In fact, there is now a 10 Gigabit Ethernet Alliance—a group of vendors and other interested parties who together have created the technology behind IEEE 802.3ae, the 10 Gigabit Ethernet standard.
There are some major differences between FastEthernet and Gigabit Ethernet. FastEthernet uses the Media Independent Interface, and Gigabit uses the Gigabit Media Independent Interface (GMII). 10BaseT used the Attachment Unit Interface. A new interface was designed to help FastEthernet scale to 100Mbps, and this interface was redesigned for Gigabit Ethernet. The GMII uses an 8-bit data path instead of the 4-bit path that FastEthernet MII uses. The clocking must operate at 125MHz to achieve the 1Gbps data rate.
Because Ethernet networks are sensitive to the round-trip-delay constraint of CSMA/CD, time slots are extremely important. Remember that in 10BaseT and 100BaseT, the time slots were 512-bit times. However, this is not feasible for Gigabit because the time slot would be only 20 meters in length. To make Gigabit usable on a network, the time slots were extended to 512 bytes (4096-bit times!). However, the operation of full-duplex Ethernet was not changed at all. Table 2.2 compares the new Gigabit Ethernet technologies.

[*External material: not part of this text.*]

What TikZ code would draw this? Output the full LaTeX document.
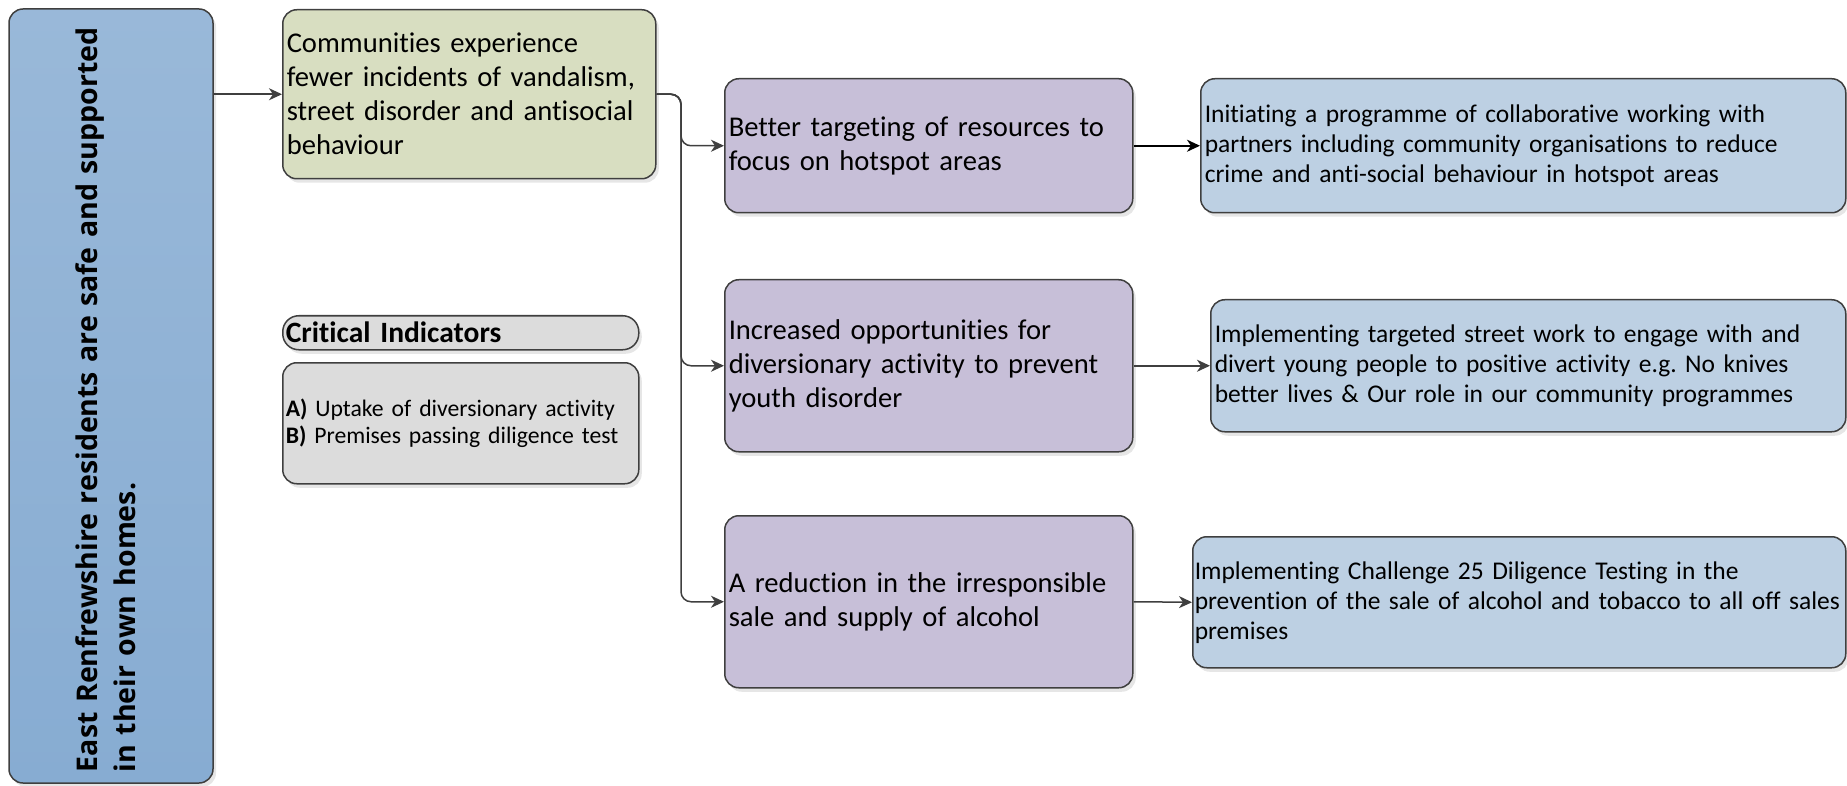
\documentclass[tikz,border=0pt]{standalone}
\usepackage{fontspec}
\setmainfont{Carlito}[Ligatures=CommonOff]
\newfontfamily\goalfont{Open Sans}
\usetikzlibrary{arrows.meta,shadows}
\frenchspacing

\definecolor{goalblue}{HTML}{87ACD2}
\definecolor{outgreen}{HTML}{D8DEC1}
\definecolor{outpurple}{HTML}{C7BFD8}
\definecolor{actblue}{HTML}{BDD0E3}
\definecolor{indgray}{HTML}{DCDCDC}
\definecolor{edgegray}{HTML}{3F3F3F}

\tikzset{
  box/.style={draw=edgegray, line width=1.5pt, rounded corners=14pt, anchor=north west,
    align=left, inner xsep=4pt, inner ysep=0pt,
    drop shadow={shadow xshift=3pt, shadow yshift=-4pt, opacity=0.2}},
  outcome/.style={box, font=\fontsize{28.6}{34}\selectfont},
  action/.style={box, fill=actblue, font=\fontsize{25.5}{30}\selectfont},
  arr/.style={draw=edgegray, line width=1.5pt, -{Stealth[length=13pt,width=12pt,inset=4pt]}},
}

\begin{document}
\begin{tikzpicture}[x=1pt,y=-1pt]
  \useasboundingbox (0,0) rectangle (1847,786);

  % goal
  \node (goal) [box, anchor=center, rotate=90, left color=goalblue!85!white, right color=goalblue,
    shading angle=0, text width=752pt, minimum height=204pt, inner xsep=11pt,
    font=\goalfont\bfseries\fontsize{28.5}{38}\selectfont]
    at (111,396) {East Renfrewshire residents are safe and supported\\in their own homes.\vphantom{\rule[-10pt]{0pt}{1pt}}};

  % outcomes
  \node (comm) [outcome, fill=outgreen, text width=365pt, minimum height=169pt] at (282,9)
    {Communities experience\\fewer incidents of vandalism,\\street disorder and antisocial\\behaviour};
  \node (crit) [box, fill=indgray, rounded corners=16pt, text width=350pt, minimum height=34pt,
    inner xsep=3pt, font=\bfseries\fontsize{29.5}{32}\selectfont] at (282,315) {Critical Indicators};
  \node (ind) [box, fill=indgray, text width=350pt, minimum height=121pt, inner xsep=3pt,
    font=\fontsize{23.7}{27}\selectfont] at (282,362)
    {\textbf{A)} Uptake of diversionary activity\\\textbf{B)} Premises passing diligence test};

  \node (p1) [outcome, fill=outpurple, text width=400pt, minimum height=134pt] at (724,78)
    {Better targeting of resources to\\focus on hotspot areas};
  \node (p2) [outcome, fill=outpurple, text width=400pt, minimum height=172pt] at (724,279)
    {Increased opportunities for\\diversionary activity to prevent\\youth disorder};
  \node (p3) [outcome, fill=outpurple, text width=400pt, minimum height=172pt] at (724,515)
    {A reduction in the irresponsible\\sale and supply of alcohol};

  % actions
  \node (b1) [action, text width=637pt, minimum height=134pt] at (1200,78)
    {Initiating a programme of collaborative working with\\partners including community organisations to reduce\\crime and anti-social behaviour in hotspot areas};
  \node (b2) [action, text width=627pt, minimum height=132pt] at (1210,299)
    {Implementing targeted street work to engage with and\\divert young people to positive activity e.g. No knives\\better lives \& Our role in our community programmes};
  \node (b3) [action, text width=649pt, minimum height=131pt, inner xsep=2pt] at (1192,536)
    {Implementing Challenge 25 Diligence Testing in the\\prevention of the sale of alcohol and tobacco to all off sales\\premises};

  % connectors
  \coordinate (trunk) at (681,0);
  \draw [arr] (goal.south |- comm.west) -- (comm.west);
  \draw [arr, rounded corners=10pt] (comm.east) -| (trunk |- p1.west) -- (p1.west);
  \draw [arr, rounded corners=10pt] (comm.east) -| (trunk |- p2.west) -- (p2.west);
  \draw [arr, rounded corners=10pt] (comm.east) -| (trunk |- p3.west) -- (p3.west);
  \draw [arr, draw=black, line width=2pt] (p1.east) -- (b1.west);
  \draw [arr] (p2.east) -- (b2.west);
  \draw [arr] (p3.east) -- (b3.west);
\end{tikzpicture}
\end{document}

Copper category 5, four-pair wiring, UTP
MMF using 62.5 and 50-micron core, uses a 780-nanometer laser
Single-mode fiber that uses a 9-micron core, 1300-nanometer laser
From 3 kilometers up to 10 kilometers
9-micron single-mode fiber or disposition- shifted fiber
Up to 100 kilometers
If Gigabit Ethernet is used from source to destination, you might consider using Jumbo frames. These are Ethernet frames that are 9000 bytes long. Jumbo frames don’t work well if Gigabit is not used from end to end because fragmentation will take place, causing a small amount of latency. Although Jumbo frames aren’t likely to be used to the desktop, they can speed up the process of data transfer between servers. An e-commerce web server that makes a lot of calls to a database and gets large amounts of data at once would be a good candidate.